◆ EXERCISE INSTRUCTIONS ◆
Take the lines of the data below from the very first through the line containing "import pandas as pd" and output them exactly, pictures excluded.

BEGIN RECORDED DATA

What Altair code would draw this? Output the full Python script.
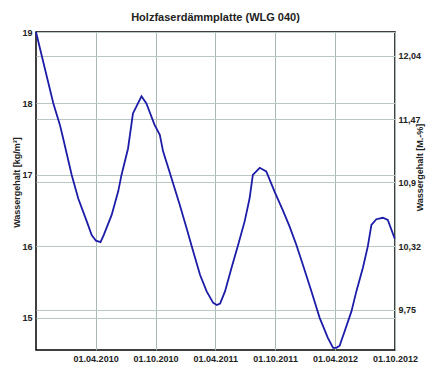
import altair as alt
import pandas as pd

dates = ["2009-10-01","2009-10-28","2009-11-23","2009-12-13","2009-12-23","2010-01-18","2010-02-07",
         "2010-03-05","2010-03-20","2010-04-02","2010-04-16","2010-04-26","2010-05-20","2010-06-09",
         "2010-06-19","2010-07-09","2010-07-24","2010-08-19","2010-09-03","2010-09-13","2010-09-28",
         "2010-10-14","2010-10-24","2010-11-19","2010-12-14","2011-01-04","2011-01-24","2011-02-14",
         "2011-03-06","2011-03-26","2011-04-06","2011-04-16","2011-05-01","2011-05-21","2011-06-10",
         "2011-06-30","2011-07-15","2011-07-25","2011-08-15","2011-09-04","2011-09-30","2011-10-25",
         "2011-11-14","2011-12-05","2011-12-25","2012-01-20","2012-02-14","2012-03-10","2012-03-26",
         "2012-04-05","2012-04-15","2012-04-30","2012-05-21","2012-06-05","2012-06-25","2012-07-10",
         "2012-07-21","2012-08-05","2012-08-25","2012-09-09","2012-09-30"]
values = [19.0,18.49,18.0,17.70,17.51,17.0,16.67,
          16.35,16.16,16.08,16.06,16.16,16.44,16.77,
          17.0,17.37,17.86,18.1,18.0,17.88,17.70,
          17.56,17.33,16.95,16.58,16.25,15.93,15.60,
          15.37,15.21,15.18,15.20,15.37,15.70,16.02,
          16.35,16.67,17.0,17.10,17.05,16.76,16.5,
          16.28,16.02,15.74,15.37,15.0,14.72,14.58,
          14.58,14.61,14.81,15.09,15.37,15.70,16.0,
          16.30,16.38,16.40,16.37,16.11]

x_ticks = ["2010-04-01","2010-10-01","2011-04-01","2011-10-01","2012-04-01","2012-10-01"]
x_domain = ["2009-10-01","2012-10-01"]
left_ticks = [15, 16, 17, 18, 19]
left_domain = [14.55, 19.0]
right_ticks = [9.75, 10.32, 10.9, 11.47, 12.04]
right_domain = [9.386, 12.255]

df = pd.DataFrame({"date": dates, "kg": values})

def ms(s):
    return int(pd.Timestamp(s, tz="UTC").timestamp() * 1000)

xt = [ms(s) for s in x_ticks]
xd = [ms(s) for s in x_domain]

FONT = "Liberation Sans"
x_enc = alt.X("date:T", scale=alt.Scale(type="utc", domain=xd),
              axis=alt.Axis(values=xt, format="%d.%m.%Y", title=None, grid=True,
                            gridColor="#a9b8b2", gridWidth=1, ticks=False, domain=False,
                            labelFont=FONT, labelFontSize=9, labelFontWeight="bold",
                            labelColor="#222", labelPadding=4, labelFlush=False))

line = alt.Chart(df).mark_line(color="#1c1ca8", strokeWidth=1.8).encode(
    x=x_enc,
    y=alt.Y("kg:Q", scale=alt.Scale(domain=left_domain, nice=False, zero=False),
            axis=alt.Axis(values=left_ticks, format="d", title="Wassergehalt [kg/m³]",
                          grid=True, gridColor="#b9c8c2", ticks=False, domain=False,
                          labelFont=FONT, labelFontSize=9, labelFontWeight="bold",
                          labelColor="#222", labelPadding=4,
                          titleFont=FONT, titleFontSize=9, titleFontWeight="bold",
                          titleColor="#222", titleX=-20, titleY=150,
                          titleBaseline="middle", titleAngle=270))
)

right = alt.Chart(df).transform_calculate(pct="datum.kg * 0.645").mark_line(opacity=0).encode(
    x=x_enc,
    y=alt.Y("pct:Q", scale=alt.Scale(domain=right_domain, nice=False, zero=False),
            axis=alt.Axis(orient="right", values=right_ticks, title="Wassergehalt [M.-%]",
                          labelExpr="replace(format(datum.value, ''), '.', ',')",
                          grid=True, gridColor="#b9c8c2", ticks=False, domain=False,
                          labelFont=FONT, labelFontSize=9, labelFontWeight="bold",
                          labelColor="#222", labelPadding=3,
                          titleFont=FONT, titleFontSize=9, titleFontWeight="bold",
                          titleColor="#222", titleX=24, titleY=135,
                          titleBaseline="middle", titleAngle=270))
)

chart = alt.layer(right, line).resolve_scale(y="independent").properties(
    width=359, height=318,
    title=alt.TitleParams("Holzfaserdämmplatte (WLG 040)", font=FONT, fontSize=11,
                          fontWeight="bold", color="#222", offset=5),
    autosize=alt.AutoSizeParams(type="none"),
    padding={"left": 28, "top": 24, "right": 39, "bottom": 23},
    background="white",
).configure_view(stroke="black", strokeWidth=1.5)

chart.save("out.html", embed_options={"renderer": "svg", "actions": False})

END RECORDED DATA

◆ OUTPUT ◆
What Altair code would draw this? Output the full Python script.
import altair as alt
import pandas as pd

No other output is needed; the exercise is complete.